Check the database status:

codegraph status --db $CODESCOPE_DB_DIR

Sample output:

============================================================
CodeScope Index Status: /path/to/.codegraph
============================================================

Graph:
  File        :     12,857
  Function    :     24,173
  Class       :        255
  Module      :        380
  Commit      :        100

Edges:
  CALLS       :     41,269
  TOUCHES     :        605
  MODIFIES    :          0

Backfill: 0/100 commits have MODIFIES edges
  100 commits still need backfill

Vectors: 24,173 function embeddings

Natural language query:

codegraph query "Who calls runHeartbeatOnce?" --db $CODESCOPE_DB_DIR

Output:

Question type: structural
Retrieved 6 evidence items in 76ms:

[1] (caller) executeJobCore (src/cron/service/timer.ts) — hop=1, relevance=0.000
[2] (caller) createGatewayReloadHandlers (src/gateway/server-reload-handlers.ts) — hop=2, relevance=0.000
[3] (caller) startGatewayServer (src/gateway/server.impl.ts) — hop=2, relevance=0.000
[4] (caller) executeJob (src/cron/service/timer.ts) — hop=2, relevance=0.000
[5] (caller) executeJobCoreWithTimeout (src/cron/service/timer.ts) — hop=2, relevance=0.000
[6] (caller) buildGatewayCronService (src/gateway/server-cron.ts) — hop=1, relevance=0.000

Generate a full architecture report with multi-dimensional analysis:

codegraph analyze --db $CODESCOPE_DB_DIR --output architecture-report.md

Python SDK

For more complex queries — such as the multi-hop call chain traversal used in this analysis — call the CodeGraph Python API directly, using runHeartbeatOnce as an example:

import os
os.environ['HF_HUB_OFFLINE'] = '1'
from codegraph.core import CodeScope

cs = CodeScope(os.environ['CODESCOPE_DB_DIR'])

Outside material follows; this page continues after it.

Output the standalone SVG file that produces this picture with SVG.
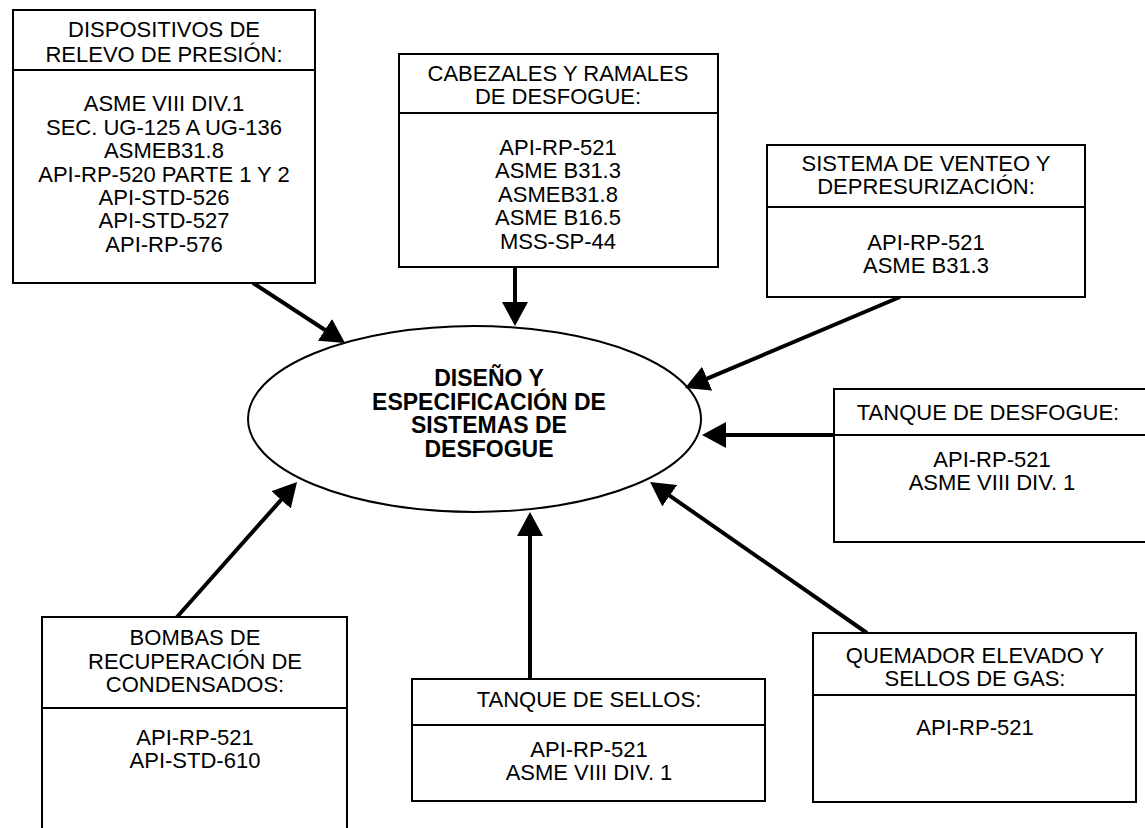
<svg xmlns="http://www.w3.org/2000/svg" width="1145" height="828" viewBox="0 0 1145 828">
<defs>
<style>
.box{fill:#fff;stroke:#000;stroke-width:2}
.div{stroke:#000;stroke-width:2}
.t{font-family:"Liberation Sans",Arial,sans-serif;font-size:22px;fill:#000;text-anchor:middle}
.b{font-family:"Liberation Sans",Arial,sans-serif;font-size:23px;font-weight:bold;fill:#000;text-anchor:middle}
.arr{stroke:#000;stroke-width:4;fill:none;marker-end:url(#ah)}
</style>
<marker id="ah" markerUnits="userSpaceOnUse" markerWidth="24" markerHeight="26" refX="2" refY="13" orient="auto" viewBox="0 0 24 26">
<path d="M0,0 L24,13 L0,26 z" fill="#000"/>
</marker>
</defs>
<rect width="1145" height="828" fill="#fff"/>

<g id="connectors">
<line class="arr" x1="253" y1="283" x2="326.6" y2="331"/>
<line class="arr" x1="515" y1="268" x2="515" y2="304"/>
<line class="arr" x1="900" y1="297" x2="705.3" y2="379.4"/>
<line class="arr" x1="836" y1="435" x2="724" y2="435"/>
<line class="arr" x1="867" y1="633" x2="668.1" y2="494.6"/>
<line class="arr" x1="530" y1="679" x2="530" y2="534"/>
<line class="arr" x1="177" y1="617" x2="282.4" y2="498.4"/>
</g>

<g id="center">
<ellipse cx="474.5" cy="419" rx="226.5" ry="93" fill="none" stroke="#000" stroke-width="2"/>
<text class="b" x="489" y="386">DISEÑO Y</text>
<text class="b" x="489" y="409.5">ESPECIFICACIÓN DE</text>
<text class="b" x="489" y="433">SISTEMAS DE</text>
<text class="b" x="489" y="456.5">DESFOGUE</text>
</g>

<g id="dispositivos">
<rect class="box" x="13" y="10" width="302" height="273"/>
<line class="div" x1="13" y1="70" x2="315" y2="70"/>
<text class="t" x="164" y="37">DISPOSITIVOS DE</text>
<text class="t" x="164" y="62">RELEVO DE PRESIÓN:</text>
<text class="t" x="164" y="111">ASME VIII DIV.1</text>
<text class="t" x="164" y="135">SEC. UG-125 A UG-136</text>
<text class="t" x="164" y="158">ASMEB31.8</text>
<text class="t" x="164" y="182">API-RP-520 PARTE 1 Y 2</text>
<text class="t" x="164" y="205">API-STD-526</text>
<text class="t" x="164" y="228">API-STD-527</text>
<text class="t" x="164" y="252">API-RP-576</text>
</g>

<g id="cabezales">
<rect class="box" x="399" y="54" width="319" height="213"/>
<line class="div" x1="399" y1="113" x2="718" y2="113"/>
<text class="t" x="558" y="81">CABEZALES Y RAMALES</text>
<text class="t" x="558" y="104">DE DESFOGUE:</text>
<text class="t" x="558" y="155">API-RP-521</text>
<text class="t" x="558" y="178">ASME B31.3</text>
<text class="t" x="558" y="202">ASMEB31.8</text>
<text class="t" x="558" y="225">ASME B16.5</text>
<text class="t" x="558" y="249">MSS-SP-44</text>
</g>

<g id="venteo">
<rect class="box" x="767" y="145" width="318" height="152"/>
<line class="div" x1="767" y1="207" x2="1085" y2="207"/>
<text class="t" x="926" y="171">SISTEMA DE VENTEO Y</text>
<text class="t" x="926" y="194">DEPRESURIZACIÓN:</text>
<text class="t" x="926" y="250">API-RP-521</text>
<text class="t" x="926" y="273">ASME B31.3</text>
</g>

<g id="tanque-desfogue">
<rect class="box" x="834" y="389" width="320" height="153"/>
<line class="div" x1="834" y1="435" x2="1154" y2="435"/>
<text class="t" x="988" y="420">TANQUE DE DESFOGUE:</text>
<text class="t" x="992" y="467">API-RP-521</text>
<text class="t" x="992" y="490">ASME VIII DIV. 1</text>
</g>

<g id="quemador">
<rect class="box" x="813" y="633" width="323" height="169"/>
<line class="div" x1="813" y1="695" x2="1136" y2="695"/>
<text class="t" x="975" y="663">QUEMADOR ELEVADO Y</text>
<text class="t" x="975" y="686">SELLOS DE GAS:</text>
<text class="t" x="975" y="735">API-RP-521</text>
</g>

<g id="tanque-sellos">
<rect class="box" x="412" y="679" width="353" height="122"/>
<line class="div" x1="412" y1="725" x2="765" y2="725"/>
<text class="t" x="589" y="707">TANQUE DE SELLOS:</text>
<text class="t" x="589" y="757">API-RP-521</text>
<text class="t" x="589" y="780">ASME VIII DIV. 1</text>
</g>

<g id="bombas">
<rect class="box" x="42" y="617" width="305" height="230"/>
<line class="div" x1="42" y1="708" x2="347" y2="708"/>
<text class="t" x="195" y="645">BOMBAS DE</text>
<text class="t" x="195" y="669">RECUPERACIÓN DE</text>
<text class="t" x="195" y="692">CONDENSADOS:</text>
<text class="t" x="195" y="745">API-RP-521</text>
<text class="t" x="195" y="768">API-STD-610</text>
</g>
</svg>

rows = list(cs.conn.execute('''
    MATCH (f:Function {name: 'runHeartbeatOnce'})-[:CALLS*1..3]->(t:Function)
    WHERE t.name CONTAINS 'Context'
       OR t.name CONTAINS 'Workspace'
       OR t.name CONTAINS 'Session'
       OR t.name CONTAINS 'Prompt'
    RETURN t.name, t.file_path
    ORDER BY t.file_path
'''))
for r in rows:
    print(f"{r[0]} @ {r[1]}")

cs.close()

We will continue to publish more analysis angles on OpenClaw. If you want to explore further or try your own queries, give CodeGraph a try.


What You Can Do Now: Four Practical Mitigations

1. Treat heartbeat as a heavyweight operation

Do not assume heartbeat is lightweight. When estimating token budgets, count every heartbeat tick as a real consumption event. Do not rely on lightContext: true to save tokens.

2. Reduce heartbeat trigger frequency

If your use case does not strictly depend on real-time heartbeat behavior, lowering the trigger frequency is the most direct and effective way to reduce token consumption. Fewer ticks = fewer full context loads.

3. Manually cap session history length

Do not rely on OpenClaw to auto-truncate conversation history. Explicitly set a maximum history count in your configuration to prevent unbounded accumulation.

4. Monitor for periodic token spikes

Enable token usage monitoring on the LLM provider side. If you observe periodic, clock-like token spikes (rather than growth correlated with conversation length), heartbeat is likely triggering full context loads on schedule.


Summary

We dissected heartbeat across three analytical layers:

  1. Function distribution: 68 heartbeat-related functions spread across 10+ modules, with the heaviest concentration in heartbeat-runner.ts
  2. Call graph centrality: runHeartbeatOnce is the core entry point — 15 direct callees, 27 functions reachable within 3 hops
  3. Call chain expansion: every tick loads the workspace directory and builds full session context, with a load comparable to processing a complete user message

Together, these findings explain one observation: heartbeat is designed as a lightweight timer, but its actual execution path is structurally equivalent to a full message-processing pipeline. lightContext: true cannot override this. Until an official fix is available, reducing heartbeat trigger frequency and manually capping session history length are the most effective mitigations.


This analysis is based on a scan of the OpenClaw codebase using NeuG graph database and zvec vector index.